No interior do Palácio Imperial – assim como no Goyen Park ou mesmo no Ueno Park - parecia haver árvores especialmente tratadas, 
para que os respectivos ramos se estendessem de forma estilizada na paisagem. 
E não é apenas essa condição que se revela, 
talvez seja mesmo a omnipresença dos ramos floridos que domina todo o espaço.


É um privilégio pode estar dentro daquele cenário, fazer parte daquela realidade, num período tão breve. 
Estar no meio de milhares de cerejeiras floridas é realmente um evento, um espectáculo, um momento, uma sensação inolvidável, 
mas sobretudo uma ocasião para (re)ver/fruir a nossa relação com a natureza.


O vento completa o cenário, animando-o. 
Com a aragem, as flores executam pequenos voos ou caem em conjunto originando “chuvas de pétalas”. 
O manto que antes se estendia pelos ramos das árvores, passa a cobrir o chão como tapete.


Toda aquela beleza, espectáculo, tranquilidade, também parece ter uma função relacionada, mais uma vez, com a harmonia, com o equilíbrio dos contrastes. 
Em redor dos parques, em redor das cerejeiras, o que prolifera são os prédios, 
alguns enormes, outros demasiado “cinzentos” e, por tal, antíteses daquela beleza.

 

Não serão apenas as cerejeiras, nomeadamente na sua fase de floração, a contrabalançar esse contraste entre o urbano construído e a área vegetal.
 A existência de tantos, de muitos parques, alguns de pequena dimensão no extremo dos bairros, é só por si compensadora da “selva de construções”.

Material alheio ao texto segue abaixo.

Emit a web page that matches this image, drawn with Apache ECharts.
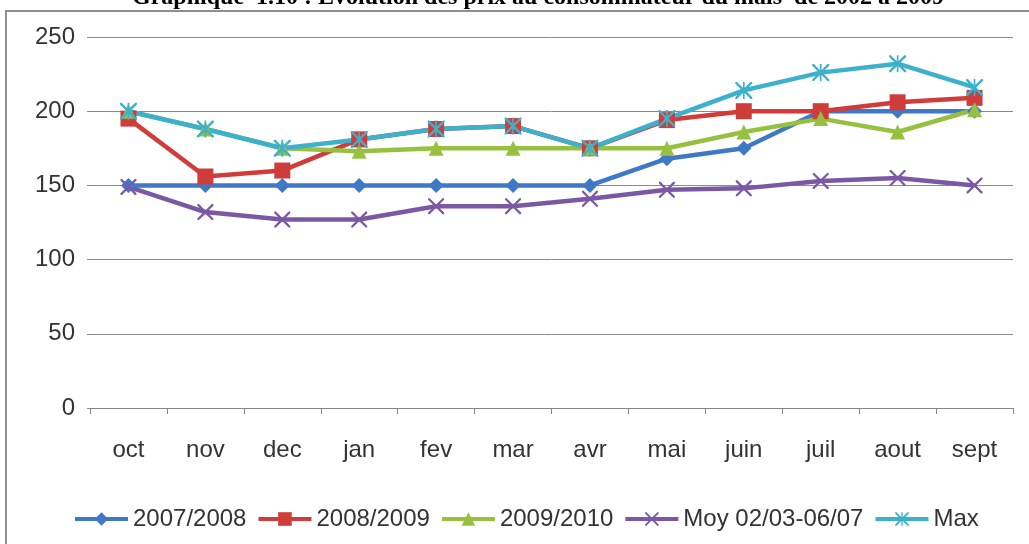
<!DOCTYPE html>
<html>
<head>
<meta charset="utf-8">
<script src="https://cdn.jsdelivr.net/npm/echarts@6/dist/echarts.min.js"></script>
<style>
  html, body { margin: 0; padding: 0; background: #fff; }
  #chart { width: 1029px; height: 544px; }
</style>
</head>
<body>
<div id="chart"></div>
<script>
// Graphique 1.10 - prix au consommateur du maïs

const months = ['oct', 'nov', 'dec', 'jan', 'fev', 'mar', 'avr', 'mai', 'juin', 'juil', 'aout', 'sept'];
const yTicks = [0, 50, 100, 150, 200, 250];

const s2007 = [150, 150, 150, 150, 150, 150, 150, 168, 175, 200, 200, 200];
const s2008 = [195, 156, 160, 181, 188, 190, 175, 194, 200, 200, 206, 209];
const s2009 = [200, 188, 175, 173, 175, 175, 175, 175, 186, 195, 186, 201];
const sMoy = [149, 132, 127, 127, 136, 136, 141, 147, 148, 153, 155, 150];
const sMax = [200, 188, 175, 181, 188, 190, 175, 195, 214, 226, 232, 216];

const names = ['2007/2008', '2008/2009', '2009/2010', 'Moy 02/03-06/07', 'Max'];

// marqueurs "x" et "*" façon Excel
const crossPath = 'path://M0,0L2,0L10,8L18,0L20,0L20,2L12,10L20,18L20,20L18,20L10,12L2,20L0,20L0,18L8,10L0,2Z';
const starPath = 'path://M0,0L2,0L10,8L18,0L20,0L20,2L12,10L20,18L20,20L18,20L10,12L2,20L0,20L0,18L8,10L0,2Z M9,0L11,0L11,20L9,20Z';

const font = 'Liberation Sans, Arial, sans-serif';

function mkSeries(name, data, color, symbol, size) {
    return {
        name: name,
        type: 'line',
        data: data,
        symbol: symbol,
        symbolSize: size,
        showAllSymbol: true,
        lineStyle: { color: color, width: 4.5 },
        itemStyle: { color: color },
        emphasis: { disabled: true }
    };
}

const chart = echarts.init(document.getElementById('chart'));

chart.setOption({
    animation: false,
    graphic: [
        {
            type: 'rect',
            shape: { x: 6, y: 11, width: 1040, height: 560 },
            style: { fill: 'none', stroke: '#8f8f8f', lineWidth: 2 },
            silent: true
        },
        {
            type: 'text',
            left: 132,
            top: -14,
            style: {
                text: 'Graphique  1.10 : Evolution des prix au consommateur du maïs  de 2002 à 2009',
                font: 'bold 24px "Liberation Serif", "Times New Roman", serif',
                fill: '#000'
            },
            silent: true
        }
    ],
    grid: { left: 90, right: 16, top: 37, bottom: 136 },
    legend: {
        data: names,
        left: 68,
        top: 502,
        itemWidth: 53,
        itemHeight: 17,
        itemGap: 10,
        lineStyle: { width: 4 },
        textStyle: { fontFamily: font, fontSize: 24, color: '#333' }
    },
    xAxis: {
        type: 'category',
        data: months,
        boundaryGap: true,
        axisLine: { lineStyle: { color: '#868686', width: 1 } },
        axisTick: { show: true, length: 6, lineStyle: { color: '#868686' } },
        axisLabel: { margin: 30, fontFamily: font, fontSize: 24, color: '#333' },
        splitLine: { show: false }
    },
    yAxis: {
        type: 'value',
        min: yTicks[0],
        max: yTicks[yTicks.length - 1],
        interval: 50,
        axisLine: { show: false },
        axisTick: { show: true, length: 3, lineStyle: { color: '#868686' } },
        axisLabel: { margin: 15, fontFamily: font, fontSize: 24, color: '#333' },
        splitLine: { lineStyle: { color: '#8a8a8a', width: 1 } }
    },
    series: [
        mkSeries(names[0], s2007, '#3f78c6', 'diamond', 15),
        mkSeries(names[1], s2008, '#cf3d3a', 'rect', 16),
        mkSeries(names[2], s2009, '#98c040', 'triangle', 15),
        mkSeries(names[3], sMoy, '#7a58a4', crossPath, 16),
        mkSeries(names[4], sMax, '#3db1cc', starPath, 17)
    ]
});

window.addEventListener('resize', () => chart.resize());
</script>
</body>
</html>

Os japoneses, que tanto tempo passam nessa área “cinzenta”, entregam-se de corpo e alma ao festival. 
O Parque Ueno estava pleno de grupos de famílias, de amigos, de colegas de trabalho, a fazer piqueniques sob as frondosas cerejeiras.
Mesmo considerando alguma falta de comodidades implicadas num piquenique, como seja, sentar em cima de oleados, o tempo estar fresco, encontrarem-se sob o olhar de milhares de turistas, o número de convivas era impressionante.